Protes mahasiswa terhadap operasi militer Israel ke Gaza menyusul serangan 7 Oktober yang belum pernah terjadi sebelumnya oleh Hamas ke Israel telah menyebar ke beberapa negara.
Berikut ini adalah rangkuman dari kampanye-kampanye besar pro-palestina:
Amerika Serikat
Para demonstran telah berkumpul di setidaknya 40 kampus universitas di Amerika Serikat sejak 17 April, dan sering kali mendirikan tenda-tenda untuk memprotes melonjaknya jumlah kematian di Jalur Gaza.
Hampir 2.000 orang telah ditahan, menurut media AS, dalam demonstrasi yang mengingatkan kita pada protes menentang Perang Vietnam.

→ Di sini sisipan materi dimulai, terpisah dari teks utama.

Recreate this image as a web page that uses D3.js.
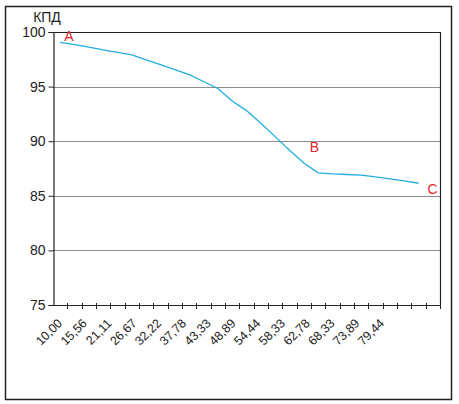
<!DOCTYPE html>
<html>
<head>
<meta charset="utf-8">
<script src="https://cdn.jsdelivr.net/npm/d3@7"></script>
<style>
  html, body { margin: 0; padding: 0; background: #fff; }
  svg { display: block; font-family: "Liberation Sans", Arial, sans-serif; }
</style>
</head>
<body>
<svg id="chart" width="459" height="404"></svg>
<script>
// ---- data ----
const categories = [10.00, 12.78, 15.56, 18.33, 21.11, 23.89, 26.67, 29.44, 32.22, 35.00,
  37.78, 40.56, 43.33, 46.11, 48.89, 51.67, 54.44, 57.22, 60.00, 62.78,
  65.56, 68.33, 71.11, 73.89, 76.67, 79.44, 82.22];
const efficiency = [99.05, 98.85, 98.61, 98.37, 98.14, 97.90, 97.45, 97.01, 96.56, 96.10,
  95.47, 94.83, 93.68, 92.80, 91.65, 90.42, 89.18, 88.00, 87.10, 87.00,
  86.95, 86.90, 86.74, 86.55, 86.36, 86.15];
const xTickLabels = ["10,00", "15,56", "21,11", "26,67", "32,22", "37,78", "43,33",
  "48,89", "54,44", "58,33", "62,78", "68,33", "73,89", "79,44"];
const yTicks = [75, 80, 85, 90, 95, 100];
const pointLabels = [
  { text: "A", index: 0, dx: 4, dy: -1 },
  { text: "B", index: 17, dx: 6, dy: -11 },
  { text: "C", index: 25, dx: 9, dy: 11 }
];
const yTitle = "КПД";

// ---- layout ----
const svg = d3.select("#chart");
const plot = { left: 53, top: 32, right: 440, bottom: 305 };

svg.append("rect")
  .attr("x", 5.5).attr("y", 6.5).attr("width", 446).attr("height", 393)
  .attr("fill", "none").attr("stroke", "#222").attr("stroke-width", 1.5);

const x = d3.scaleBand()
  .domain(categories.map((d, i) => i))
  .range([plot.left, plot.right])
  .padding(0);

const y = d3.scaleLinear().domain([75, 100]).range([plot.bottom, plot.top]);

const xLab = d3.scalePoint()
  .domain(xTickLabels)
  .range([plot.left + 10, plot.left + 332]);

// gridlines
svg.append("g").selectAll("line")
  .data(yTicks.filter(t => t > 75 && t < 100))
  .join("line")
  .attr("x1", plot.left).attr("x2", plot.right)
  .attr("y1", d => Math.round(y(d)) + 0.5).attr("y2", d => Math.round(y(d)) + 0.5)
  .attr("stroke", "#8c8c8c").attr("stroke-width", 1);

// plot frame top/right
svg.append("path")
  .attr("d", `M${plot.left},${plot.top + 0.5}H${plot.right + 0.5}V${plot.bottom}`)
  .attr("fill", "none").attr("stroke", "#222").attr("stroke-width", 1.2);

// y axis
const yAxis = svg.append("g")
  .attr("transform", `translate(${plot.left + 0.5},0)`)
  .call(d3.axisLeft(y).tickValues(yTicks).tickSize(5).tickPadding(3)
    .tickFormat(d3.format("d")));
yAxis.select(".domain").attr("stroke", "#222").attr("stroke-width", 1.2);
yAxis.selectAll(".tick line").attr("stroke", "#222");
yAxis.selectAll(".tick text")
  .attr("font-size", 14).attr("fill", "#222")
  .attr("font-family", "Liberation Sans, Arial, sans-serif");

// x axis (category boundaries)
const bounds = d3.range(categories.length + 1);
const xb = d3.scaleLinear().domain([0, categories.length]).range([plot.left, plot.right]);
svg.append("line")
  .attr("x1", plot.left).attr("x2", plot.right + 0.5)
  .attr("y1", plot.bottom + 0.5).attr("y2", plot.bottom + 0.5)
  .attr("stroke", "#222").attr("stroke-width", 1.2);
svg.append("g").selectAll("line")
  .data(bounds.slice(1))
  .join("line")
  .attr("x1", d => Math.round(xb(d)) + 0.5).attr("x2", d => Math.round(xb(d)) + 0.5)
  .attr("y1", plot.bottom - 2).attr("y2", plot.bottom + 4)
  .attr("stroke", "#222").attr("stroke-width", 1);

// x tick labels
svg.append("g").selectAll("text")
  .data(xTickLabels)
  .join("text")
  .attr("transform", d => `translate(${xLab(d)},${plot.bottom + 19}) rotate(-45)`)
  .attr("text-anchor", "end")
  .attr("font-size", 12.5)
  .attr("fill", "#222")
  .text(d => d);

// y title
svg.append("text")
  .attr("x", 47).attr("y", 22)
  .attr("text-anchor", "middle")
  .attr("font-size", 14).attr("fill", "#222")
  .text(yTitle);

// line
const line = d3.line()
  .x((d, i) => x(i) + x.bandwidth() / 2)
  .y(d => y(d));
svg.append("path")
  .datum(efficiency)
  .attr("d", line)
  .attr("fill", "none")
  .attr("stroke", "#22ade0")
  .attr("stroke-width", 1.3);

// point labels
svg.append("g").selectAll("text")
  .data(pointLabels)
  .join("text")
  .attr("x", d => x(d.index) + x.bandwidth() / 2 + d.dx)
  .attr("y", d => y(efficiency[d.index]) + d.dy)
  .attr("font-size", 14)
  .attr("fill", "#e0242c")
  .text(d => d.text);
</script>
</body>
</html>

Dalam beberapa hari terakhir, polisi membubarkan paksa beberapa aksi duduk mahasiswa, termasuk satu aksi duduk di Universitas New York atas permintaan para administratornya.

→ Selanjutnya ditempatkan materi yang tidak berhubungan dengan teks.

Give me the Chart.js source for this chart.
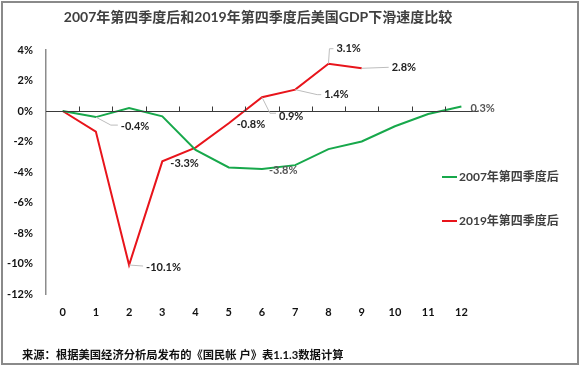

Para demonstran yang dibarikade di dalam Universitas Columbia, pusat protes mahasiswa di New York, mengeluhkan kebrutalan polisi saat petugas membersihkan fakultas.
Di Universitas California, Los Angeles, ratusan polisi mengosongkan sebuah kamp, merobohkan penghalang dan menahan lebih dari 200 pengunjuk rasa.

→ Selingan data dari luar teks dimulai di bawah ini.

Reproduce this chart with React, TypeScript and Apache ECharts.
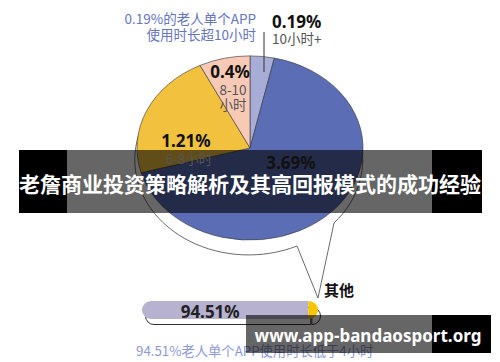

Puluhan polisi dengan perlengkapan anti huru-hara menggunakan semprotan kimia untuk membubarkan perkemahan pro-Palestina di Universitas Virginia, demikian dilaporkan koran mahasiswa The Cavalier Daily.
Para petugas merobek payung yang digunakan oleh beberapa pengunjuk rasa sebagai perisai, memukuli beberapa orang, dan merobohkan tenda-tenda, menurut video yang diposting oleh surat kabar tersebut.
Universitas Brown di Rhode Island mencapai kesepakatan dengan para mahasiswa untuk memindahkan kamp mereka dari lapangan dengan imbalan mereka mempertimbangkan untuk melepaskan diri dari "perusahaan-perusahaan yang memungkinkan dan mengambil keuntungan dari genosida di Gaza".
Setelah bungkam sejak protes dimulai, Presiden Joe Biden baru berkomentar tentang protes tersebut pada Kamis, 2 Mei 2024, dan menegaskan bahwa "ketertiban harus ditegakkan".
Prancis
Polisi pada Jumat, 3 Mei 2024, mengevakuasi secara paksa para pengunjuk rasa dari aksi duduk pro-Gaza di Sciences Po di Paris, sekolah ilmu politik terkemuka di negara itu.
Polisi mengatakan mereka menahan 91 orang.
Administrator sementara Sciences Po, Jean Basseres, menolak permintaan mahasiswa untuk memeriksa hubungan lembaga tersebut dengan universitas-universitas Israel.
Di luar Universitas Sorbonne yang berdekatan, Persatuan Mahasiswa Yahudi di Prancis mendirikan "meja dialog" pada Jumat.
Para mahasiswa Yahudi memiliki tempat mereka dalam dialog ini," kata Joann Sfar, seorang seniman komik yang diundang sebagai pembicara tamu.
Ia mengatakan bahwa ia memahami mengapa para mahasiswa "marah dengan apa yang terjadi di Timur Tengah".
Di Universitas Paris-Dauphine, para administrator melarang sebuah konferensi yang melibatkan Rima Hassan, seorang ahli hukum internasional Prancis-Palestina yang vokal mengutuk "genosida" di Gaza.
Larangan tersebut, yang diberlakukan dengan alasan adanya risiko kekacauan publik, telah dibatalkan oleh otoritas peradilan.
Presiden Prancis Emmanuel Macron pada Sabtu mengutuk blokade universitas di Sciences Po dan universitas-universitas Prancis lainnya yang "mencegah perdebatan".